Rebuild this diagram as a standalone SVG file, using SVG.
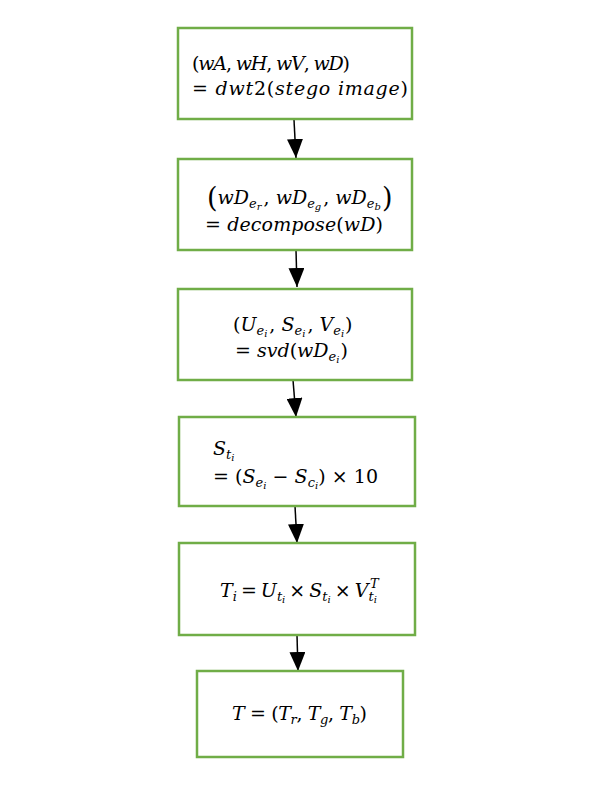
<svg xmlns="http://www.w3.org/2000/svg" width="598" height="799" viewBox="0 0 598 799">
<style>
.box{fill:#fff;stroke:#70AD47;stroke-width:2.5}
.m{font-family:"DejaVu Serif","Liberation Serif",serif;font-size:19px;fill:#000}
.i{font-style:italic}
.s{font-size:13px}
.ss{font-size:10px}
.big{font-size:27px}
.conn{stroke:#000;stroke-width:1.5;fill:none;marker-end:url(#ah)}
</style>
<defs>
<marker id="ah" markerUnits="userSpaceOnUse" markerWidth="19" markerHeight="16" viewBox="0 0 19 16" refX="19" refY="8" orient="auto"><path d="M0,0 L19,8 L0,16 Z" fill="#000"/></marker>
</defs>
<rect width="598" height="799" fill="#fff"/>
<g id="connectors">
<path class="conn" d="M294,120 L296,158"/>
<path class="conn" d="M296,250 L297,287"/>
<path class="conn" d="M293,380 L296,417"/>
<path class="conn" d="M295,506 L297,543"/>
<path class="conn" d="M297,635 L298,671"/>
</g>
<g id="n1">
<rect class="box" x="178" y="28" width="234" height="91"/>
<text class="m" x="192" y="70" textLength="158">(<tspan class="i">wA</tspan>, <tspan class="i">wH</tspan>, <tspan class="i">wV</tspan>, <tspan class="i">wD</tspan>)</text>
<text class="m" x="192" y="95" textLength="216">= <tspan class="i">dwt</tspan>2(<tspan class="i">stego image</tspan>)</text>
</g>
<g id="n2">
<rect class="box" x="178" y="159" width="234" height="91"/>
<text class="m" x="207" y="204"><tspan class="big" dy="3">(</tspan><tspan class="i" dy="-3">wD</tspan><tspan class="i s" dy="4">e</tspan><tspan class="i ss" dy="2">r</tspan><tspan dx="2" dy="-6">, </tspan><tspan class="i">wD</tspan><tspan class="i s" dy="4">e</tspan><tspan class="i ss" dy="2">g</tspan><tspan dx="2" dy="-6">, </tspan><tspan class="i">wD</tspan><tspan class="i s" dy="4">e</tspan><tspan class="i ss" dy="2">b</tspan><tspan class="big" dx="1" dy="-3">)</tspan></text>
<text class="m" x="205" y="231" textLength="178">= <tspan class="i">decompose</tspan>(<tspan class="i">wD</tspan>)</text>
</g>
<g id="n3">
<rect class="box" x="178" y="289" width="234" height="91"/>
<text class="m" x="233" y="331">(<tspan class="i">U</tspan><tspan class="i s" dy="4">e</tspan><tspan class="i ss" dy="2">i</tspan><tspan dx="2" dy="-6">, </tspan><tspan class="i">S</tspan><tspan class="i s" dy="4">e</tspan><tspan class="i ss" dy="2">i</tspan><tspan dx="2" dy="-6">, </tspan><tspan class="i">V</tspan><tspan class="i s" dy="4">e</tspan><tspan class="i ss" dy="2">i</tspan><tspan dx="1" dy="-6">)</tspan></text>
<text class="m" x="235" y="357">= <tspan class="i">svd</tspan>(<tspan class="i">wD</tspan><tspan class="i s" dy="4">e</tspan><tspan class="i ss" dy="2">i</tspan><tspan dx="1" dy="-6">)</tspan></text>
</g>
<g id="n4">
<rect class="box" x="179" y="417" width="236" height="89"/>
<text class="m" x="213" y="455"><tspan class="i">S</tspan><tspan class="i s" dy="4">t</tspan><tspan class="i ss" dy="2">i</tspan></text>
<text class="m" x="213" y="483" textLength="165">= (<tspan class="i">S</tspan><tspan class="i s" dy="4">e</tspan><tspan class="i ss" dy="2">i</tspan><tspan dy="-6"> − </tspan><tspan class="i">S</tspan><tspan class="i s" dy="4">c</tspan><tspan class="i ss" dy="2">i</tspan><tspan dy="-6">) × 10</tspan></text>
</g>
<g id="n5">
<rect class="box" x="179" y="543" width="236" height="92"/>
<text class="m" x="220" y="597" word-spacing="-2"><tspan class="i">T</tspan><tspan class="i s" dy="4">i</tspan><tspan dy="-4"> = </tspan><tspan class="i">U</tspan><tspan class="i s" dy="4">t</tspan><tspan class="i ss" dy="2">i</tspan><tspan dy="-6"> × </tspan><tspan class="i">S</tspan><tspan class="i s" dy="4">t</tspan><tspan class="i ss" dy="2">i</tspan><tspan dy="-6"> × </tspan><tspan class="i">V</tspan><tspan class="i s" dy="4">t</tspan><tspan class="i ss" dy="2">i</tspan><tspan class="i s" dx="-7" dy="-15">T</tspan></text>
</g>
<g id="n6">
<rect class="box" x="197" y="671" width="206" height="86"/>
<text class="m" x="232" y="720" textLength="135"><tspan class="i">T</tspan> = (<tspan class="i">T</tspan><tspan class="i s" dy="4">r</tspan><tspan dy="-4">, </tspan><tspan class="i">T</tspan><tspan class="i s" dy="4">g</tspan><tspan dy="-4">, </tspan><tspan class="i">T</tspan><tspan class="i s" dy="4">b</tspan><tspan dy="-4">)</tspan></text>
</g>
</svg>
—————
> Stated goal
Please transcribe the material above exactly as written. Leave the pictures out.

> Correct output
Rebuild this diagram as a standalone SVG file, using SVG.
<svg xmlns="http://www.w3.org/2000/svg" width="598" height="799" viewBox="0 0 598 799">
<style>
.box{fill:#fff;stroke:#70AD47;stroke-width:2.5}
.m{font-family:"DejaVu Serif","Liberation Serif",serif;font-size:19px;fill:#000}
.i{font-style:italic}
.s{font-size:13px}
.ss{font-size:10px}
.big{font-size:27px}
.conn{stroke:#000;stroke-width:1.5;fill:none;marker-end:url(#ah)}
</style>
<defs>
<marker id="ah" markerUnits="userSpaceOnUse" markerWidth="19" markerHeight="16" viewBox="0 0 19 16" refX="19" refY="8" orient="auto"><path d="M0,0 L19,8 L0,16 Z" fill="#000"/></marker>
</defs>
<rect width="598" height="799" fill="#fff"/>
<g id="connectors">
<path class="conn" d="M294,120 L296,158"/>
<path class="conn" d="M296,250 L297,287"/>
<path class="conn" d="M293,380 L296,417"/>
<path class="conn" d="M295,506 L297,543"/>
<path class="conn" d="M297,635 L298,671"/>
</g>
<g id="n1">
<rect class="box" x="178" y="28" width="234" height="91"/>
<text class="m" x="192" y="70" textLength="158">(<tspan class="i">wA</tspan>, <tspan class="i">wH</tspan>, <tspan class="i">wV</tspan>, <tspan class="i">wD</tspan>)</text>
<text class="m" x="192" y="95" textLength="216">= <tspan class="i">dwt</tspan>2(<tspan class="i">stego image</tspan>)</text>
</g>
<g id="n2">
<rect class="box" x="178" y="159" width="234" height="91"/>
<text class="m" x="207" y="204"><tspan class="big" dy="3">(</tspan><tspan class="i" dy="-3">wD</tspan><tspan class="i s" dy="4">e</tspan><tspan class="i ss" dy="2">r</tspan><tspan dx="2" dy="-6">, </tspan><tspan class="i">wD</tspan><tspan class="i s" dy="4">e</tspan><tspan class="i ss" dy="2">g</tspan><tspan dx="2" dy="-6">, </tspan><tspan class="i">wD</tspan><tspan class="i s" dy="4">e</tspan><tspan class="i ss" dy="2">b</tspan><tspan class="big" dx="1" dy="-3">)</tspan></text>
<text class="m" x="205" y="231" textLength="178">= <tspan class="i">decompose</tspan>(<tspan class="i">wD</tspan>)</text>
</g>
<g id="n3">
<rect class="box" x="178" y="289" width="234" height="91"/>
<text class="m" x="233" y="331">(<tspan class="i">U</tspan><tspan class="i s" dy="4">e</tspan><tspan class="i ss" dy="2">i</tspan><tspan dx="2" dy="-6">, </tspan><tspan class="i">S</tspan><tspan class="i s" dy="4">e</tspan><tspan class="i ss" dy="2">i</tspan><tspan dx="2" dy="-6">, </tspan><tspan class="i">V</tspan><tspan class="i s" dy="4">e</tspan><tspan class="i ss" dy="2">i</tspan><tspan dx="1" dy="-6">)</tspan></text>
<text class="m" x="235" y="357">= <tspan class="i">svd</tspan>(<tspan class="i">wD</tspan><tspan class="i s" dy="4">e</tspan><tspan class="i ss" dy="2">i</tspan><tspan dx="1" dy="-6">)</tspan></text>
</g>
<g id="n4">
<rect class="box" x="179" y="417" width="236" height="89"/>
<text class="m" x="213" y="455"><tspan class="i">S</tspan><tspan class="i s" dy="4">t</tspan><tspan class="i ss" dy="2">i</tspan></text>
<text class="m" x="213" y="483" textLength="165">= (<tspan class="i">S</tspan><tspan class="i s" dy="4">e</tspan><tspan class="i ss" dy="2">i</tspan><tspan dy="-6"> − </tspan><tspan class="i">S</tspan><tspan class="i s" dy="4">c</tspan><tspan class="i ss" dy="2">i</tspan><tspan dy="-6">) × 10</tspan></text>
</g>
<g id="n5">
<rect class="box" x="179" y="543" width="236" height="92"/>
<text class="m" x="220" y="597" word-spacing="-2"><tspan class="i">T</tspan><tspan class="i s" dy="4">i</tspan><tspan dy="-4"> = </tspan><tspan class="i">U</tspan><tspan class="i s" dy="4">t</tspan><tspan class="i ss" dy="2">i</tspan><tspan dy="-6"> × </tspan><tspan class="i">S</tspan><tspan class="i s" dy="4">t</tspan><tspan class="i ss" dy="2">i</tspan><tspan dy="-6"> × </tspan><tspan class="i">V</tspan><tspan class="i s" dy="4">t</tspan><tspan class="i ss" dy="2">i</tspan><tspan class="i s" dx="-7" dy="-15">T</tspan></text>
</g>
<g id="n6">
<rect class="box" x="197" y="671" width="206" height="86"/>
<text class="m" x="232" y="720" textLength="135"><tspan class="i">T</tspan> = (<tspan class="i">T</tspan><tspan class="i s" dy="4">r</tspan><tspan dy="-4">, </tspan><tspan class="i">T</tspan><tspan class="i s" dy="4">g</tspan><tspan dy="-4">, </tspan><tspan class="i">T</tspan><tspan class="i s" dy="4">b</tspan><tspan dy="-4">)</tspan></text>
</g>
</svg>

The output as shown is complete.